Agentic coding sorta works for me because you can stop and test each iteration and pinpoint where something has gone wrong.
Example: I ask for a tweak, it give me 20 lines, I test for the intended behavior and keep working on those 20 lines until I'm happy with the reliability/effects of it.
But that loop itself requires a environment in which the final product will be running and takes up most the time in my expirence.
What model are you using? I can use Claude Code's remote control on Opus 4.8, have it implement a meaty feature, talk through edge cases, ask it to posit potential interactions we want to be careful of, have it write a plan and expand tests for surrounding areas, ask it to implement, ship that increment to testflight, then experiment with it on my phone - without being at home. My only limitation is that I like to clear context between ships, and that's tough to do using remote control.
I guess if your shipping to TestFlight you still have the feedback loop, but it seems like it's adding a lot of steps. Whereas, if you were working on a app in a desktop environment, just build and boot to the simulator right there.
I could see the use case for the planning stage of the build though if your out and about and have a good idea.
If you could actually build and test locally I think I would have different thoughts. For instance, if I'm building a utility script for the CLI and can run it locally it makes sense not to whipout the desktop in some scenarios.
and you never look at the code?
I understand the feasibility of this and sometimes in my lazier moments I skim the code changes and trust automated/manual testing to validate changes, but to just like... you don't even see what it did?
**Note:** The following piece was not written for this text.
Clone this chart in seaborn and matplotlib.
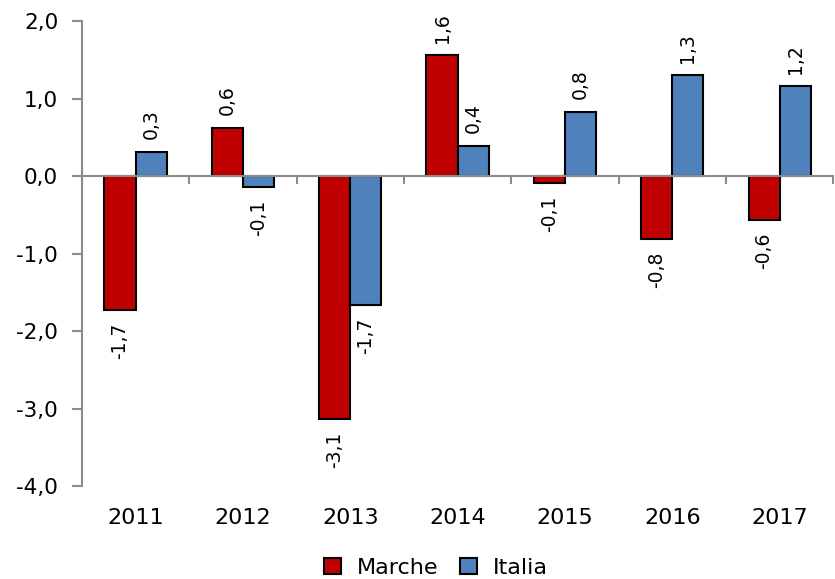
import matplotlib
matplotlib.use('Agg')
import matplotlib.pyplot as plt
import pandas as pd
import seaborn as sns

# data
anni = ['2011', '2012', '2013', '2014', '2015', '2016', '2017']
marche = [-1.73, 0.62, -3.14, 1.56, -0.09, -0.81, -0.57]
italia = [0.31, -0.14, -1.66, 0.39, 0.83, 1.30, 1.16]
serie = ['Marche', 'Italia']
colori = ['#C00000', '#4F81BD']

df = pd.DataFrame({
    'anno': anni * 2,
    'valore': marche + italia,
    'serie': ['Marche'] * len(anni) + ['Italia'] * len(anni),
})

sns.set_style('white')
plt.rcParams['font.family'] = ['DejaVu Sans']
plt.rcParams['text.color'] = 'black'
plt.rcParams['xtick.labelcolor'] = 'black'
plt.rcParams['ytick.labelcolor'] = 'black'

fig = plt.figure(figsize=(8.35, 5.79), dpi=100)
ax = fig.add_axes([0.098, 0.1606, 0.9, 0.8031])

sns.barplot(data=df, x='anno', y='valore', hue='serie', hue_order=serie,
            palette=colori, width=0.58, edgecolor='black', linewidth=1.5,
            saturation=1, ax=ax)

# data labels, rotated, comma decimals
for cont in ax.containers:
    etichette = [f'{b.get_height():.1f}'.replace('.', ',') for b in cont]
    ax.bar_label(cont, labels=etichette, rotation=90, padding=9, fontsize=13.5, color='black')

ax.set_ylim(-4, 2)
ax.set_xlim(-0.5, 6.5)
ax.set_yticks([-4, -3, -2, -1, 0, 1, 2])
ax.set_yticklabels([f'{v:.1f}'.replace('.', ',') for v in [-4, -3, -2, -1, 0, 1, 2]], fontsize=15.5)
ax.set_xlabel('')
ax.set_ylabel('')

grigio = '#8C8C8C'
for s in ['top', 'right']:
    ax.spines[s].set_visible(False)
ax.spines['left'].set_color(grigio)
ax.spines['left'].set_linewidth(1.5)
ax.spines['bottom'].set_position(('data', 0))
ax.spines['bottom'].set_color(grigio)
ax.spines['bottom'].set_linewidth(1.5)
ax.tick_params(axis='y', direction='out', length=7, width=1.5, color=grigio, left=True, pad=10)

# zero line ticks at category boundaries
ax.set_xticks([i + 0.5 for i in range(len(anni))])
ax.set_xticklabels([])
ax.tick_params(axis='x', direction='out', length=6, width=1.5, color=grigio, bottom=True)

# year labels at the bottom
sec = ax.secondary_xaxis(0)
sec.set_xticks(range(len(anni)))
sec.set_xticklabels(anni, fontsize=16)
sec.tick_params(length=0, pad=16)
sec.spines['bottom'].set_visible(False)

handles, labels = ax.get_legend_handles_labels()
ax.get_legend().remove()
fig.legend(handles, labels, loc='lower center', ncol=2, frameon=False,
           fontsize=16, bbox_to_anchor=(0.522, -0.025), handlelength=0.75,
           handleheight=0.75, columnspacing=1.0, handletextpad=0.7,
           borderaxespad=0.3)

fig.savefig('out.png', dpi=100)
Of course I see it on device after it installs. But that's what I'm used to: I've spent more than a decade as a product manager, I don't read all the code my engineers write! My job is to dig into how well it actually works, put guardrails in place to make sure it has to work right, monitor the outcomes! And I make sure Claude gets the feedback from my monitoring and use, the patterns of bugs we find, updates its approach, documents the most important issues to check against in future testing.
I honestly think good technical product managers have a huge leg up on engineers in this world.
Maybe not for maintainable production code but I've definitely built apps/games for friends and this kind of thing would come in handy. I leave for work, I think of something I want to do, and this way I could just text the agent to do it.
There's also a lot to be said about planning modes which don't write anything, but rather just generate text files to be implemented later when I can watch over the repo more closely.
I just want to know how the avg. dev is using these things. I feel like it's a completely different world, and all the noise is from luddites, or spotify pushing 45000 deployments to prod per day.
It's so far from the days of you should try git because it's distributed, or intellij because it has great intellisense, or vscode cuz it's fast - where the value proposition was obvious and understandable.
As someone who has consciously worked towards being more present in the moment and regularly pushes back on client expectations of always being available tools like this remind me that a nightmare hellscape of work is more than possible.
The only use case I see for this is for hotfixing while away from your computer. Other than that it seems irrational for me to use it.
I hate typing and reading long text on my phone.
Not for me, thanks.
But since the loopmaxxers are neither prompting nor reading anymore, it kinda makes sense.
I love and hate this feature. I use it all the time with Claude, and find it super useful. At the same time I wish it didn’t exist so I was unable to continue to do work away from my computer. Kinda like the days before mobile phone and when you left the office work mostly ended.
I feel you. For me, AI models are like the new TikTok. It's productive, but also toxic to my mental health.
I love guiding my coding agents on the go, can't wait to guide my agents on the go with this app.